Eleven years ago when I was a new mother I took my cue about baby car-seats from the name. These were devices to make it safer for your infant to travel in a car. (I'm told that when I was a baby I travelled across the Napier-Taupo Road passively smoking Rothmans while in a carry cot that had been placed on the backseat of a V-Dub. We had it tough back then. Youngsters today don't know how lucky they are.)
Anyway, as a grownup I may have taken car-seats at face value but it seems many parents also viewed them as a handy container in which to carry their infant around. Sometimes they were even used as portable sleeping quarters. I've seen young babies (clearly with parents who have no fear of hot drink spillages or other gravity-related issues) in these so called "capsules" placed underneath tables in cafes. I've seen mothers out shopping holding these newborn car-seats with the handle hooked through their arm as if it was a fashion accessory.
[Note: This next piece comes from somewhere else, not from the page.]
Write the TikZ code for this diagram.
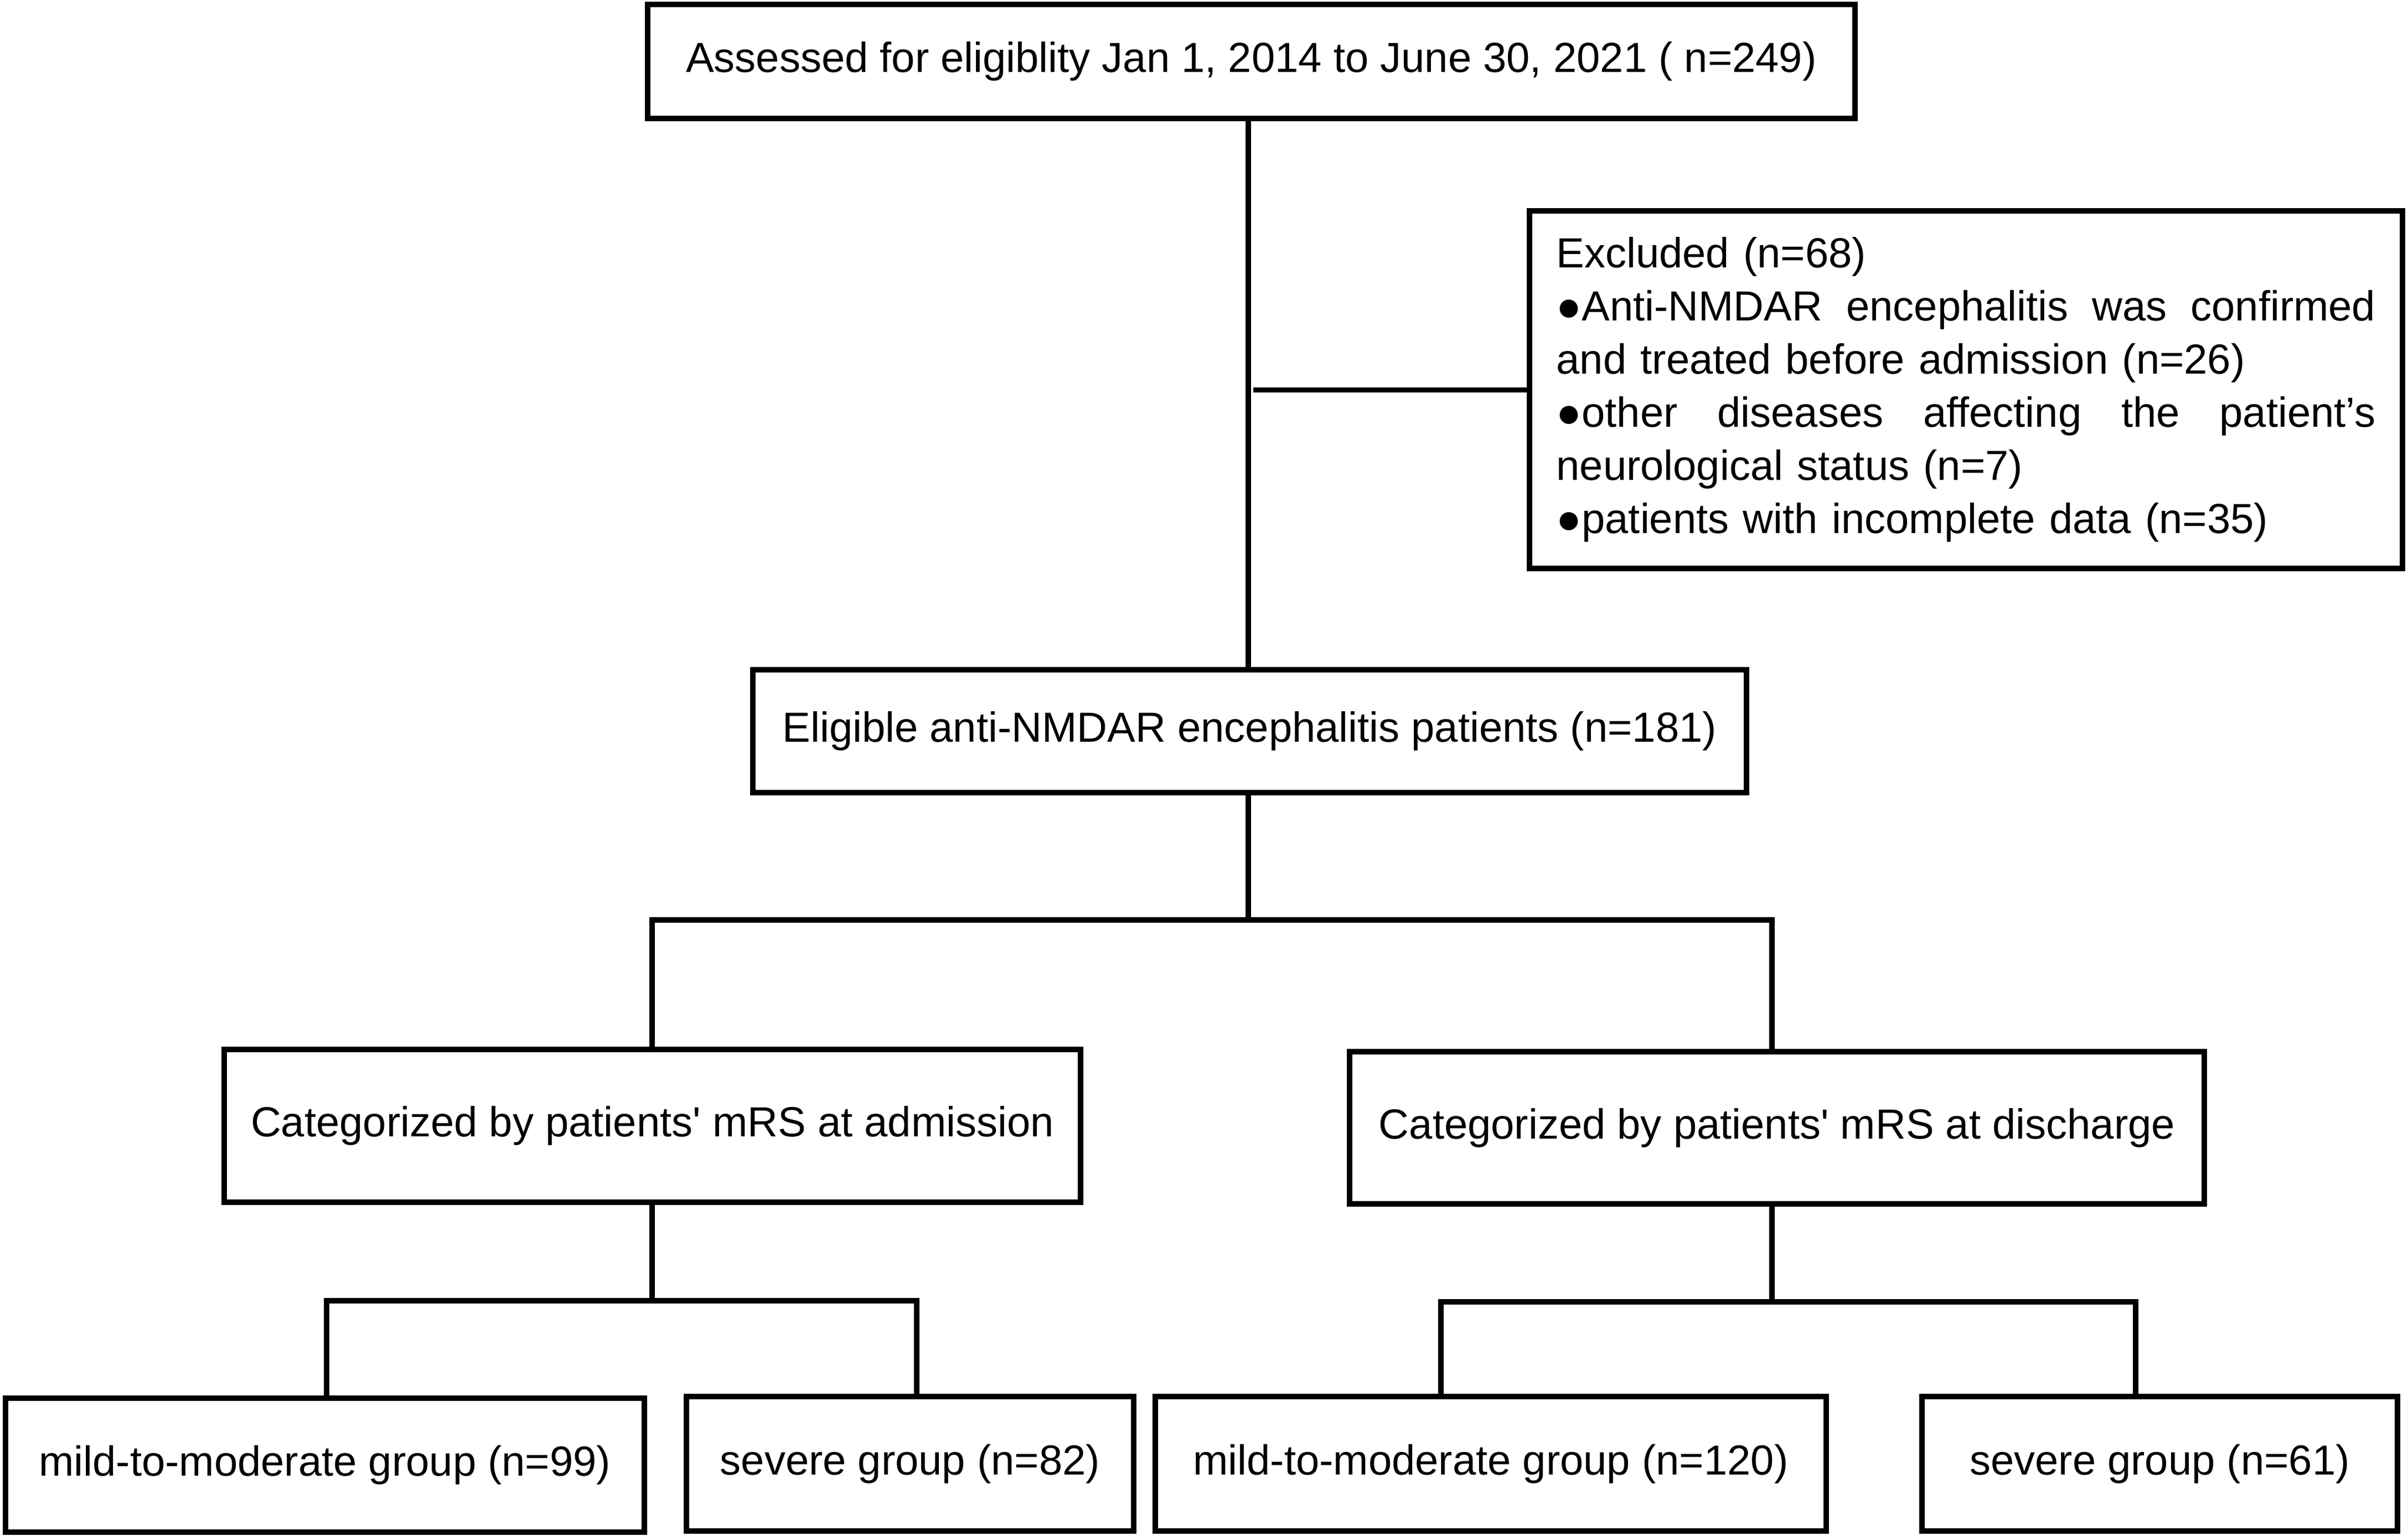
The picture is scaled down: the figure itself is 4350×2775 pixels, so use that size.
\documentclass[tikz,border=0pt]{standalone}
\usepackage{fontspec}
\setmainfont{Liberation Sans}[Ligatures=TeXOff]
\setlength\parindent{0pt}
\begin{document}
\begin{tikzpicture}[x=0.25pt,y=-0.25pt,
  box/.style={draw=black,line width=2.3pt,rectangle,inner sep=0pt,align=center,
              font=\fontsize{19pt}{24pt}\selectfont},
  conn/.style={draw=black,line width=2.3pt}]
\useasboundingbox (0,0) rectangle (4350,2775);
% boxes
\node[box,minimum width=545.25pt,minimum height=51.5pt] (top) at (2260.5,111)
  {Assessed for eligiblity Jan 1, 2014 to June 30, 2021 ( n=249)};
\node[box,minimum width=394.25pt,minimum height=161.5pt,text width=370pt,align=left] (excl) at (3551.5,704)
  {Excluded (n=68)\\
   \makebox[370pt][l]{●Anti-NMDAR\hfill encephalitis\hfill was\hfill confirmed}\\
   and treated before admission (n=26)\\
   \makebox[370pt][l]{●other\hfill diseases\hfill affecting\hfill the\hfill patient’s}\\
   neurological status (n=7)\\
   ●patients with incomplete data (n=35)};
\node[box,minimum width=448.75pt,minimum height=55.5pt] (elig) at (2257.5,1321)
  {Eligible anti-NMDAR encephalitis patients (n=181)};
\node[box,minimum width=386.75pt,minimum height=69pt] (catL) at (1178.5,2034)
  {Categorized by patients' mRS at admission};
\node[box,minimum width=386pt,minimum height=68.75pt] (catR) at (3210,2037.5)
  {Categorized by patients' mRS at discharge};
\node[box,minimum width=288.5pt,minimum height=60.5pt] (b1) at (587,2647)
  {mild-to-moderate group (n=99)};
\node[box,minimum width=202pt,minimum height=60.75pt] (b2) at (1644,2644.5)
  {severe group (n=82)};
\node[box,minimum width=303pt,minimum height=60.75pt] (b3) at (2693,2644.5)
  {mild-to-moderate group (n=120)};
\node[box,minimum width=214.75pt,minimum height=60.75pt] (b4) at (3901.5,2644.5)
  {severe group (n=61)};
% junction coordinates
\coordinate (jc) at (2255,1662);
\coordinate (jL) at (1178,1662);
\coordinate (jR) at (3201,1662);
\coordinate (eb) at (2264,704.5);
\coordinate (kL) at (1178,2350);
\coordinate (kL1) at (590,2350);
\coordinate (kL2) at (1656,2350);
\coordinate (kR) at (3201,2352);
\coordinate (kR1) at (2603,2352);
\coordinate (kR2) at (3858,2352);
% connectors
\draw[conn] (top.south -| jc) -- (elig.north -| jc);
\draw[conn] (eb) -- (excl.west |- eb);
\draw[conn] (elig.south -| jc) -- (jc);
\draw[conn] (catL.north -| jL) -- (jL) -- (jR) -- (catR.north -| jR);
\draw[conn] (catL.south -| kL) -- (kL);
\draw[conn] (b1.north -| kL1) -- (kL1) -- (kL2) -- (b2.north -| kL2);
\draw[conn] (catR.south -| kR) -- (kR);
\draw[conn] (b3.north -| kR1) -- (kR1) -- (kR2) -- (b4.north -| kR2);
\end{tikzpicture}
\end{document}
It struck me as counterintuitive to keep a baby for extended periods hunched up in a device designed specifically for use in a vehicle while travelling. Somehow it seemed to diminish the child's worth as well. Was this baby a person or was this baby simply some object that needed to be carted around as surreptitiously as possible? Its subtext may have been a little dehumanising but it was a common sight in the suburbs. Maybe these are the same people who think carrying a pet around in a designer dog carrier is a fun idea.
But now there's hard evidence that supports the position of those whose gut instinct told them all along that baby car-seats were being misused. Never let babies sleep in seats out of car - research reports on "a new study showing a link to decreased oxygen levels" which in turn "is associated with behavioural problems and adverse effects on development and school performance". The study highlighted "the importance of not using car seats as a place of sleep for infants" and the researchers noted that "car safety seats are essential for infants' safe transport in cars but they express concern at the reported high rates of infants spending more than 30 minutes a day in a car seat".
The warnings about this practice have been growing over recent years. In 2011 Baby Centre said: "Don't use the seat as a place for your baby to sleep at other times. Being in a semi-upright position for long periods may place a strain on your baby's developing spine." The Mayo Clinic agreed: "A car seat is designed to protect your child during travel. It's not for use as a replacement crib in your home."
The author of Letting Your Baby Sleep in a Car Seat Is More Dangerous Than You Think, who clearly didn't plan outings that coincided with her baby's "awake time", reckons that "pretty much every single one of us is guilty of leaving our babies to sleep in their car seats as opposed to waking them up when we take them out of our vehicles".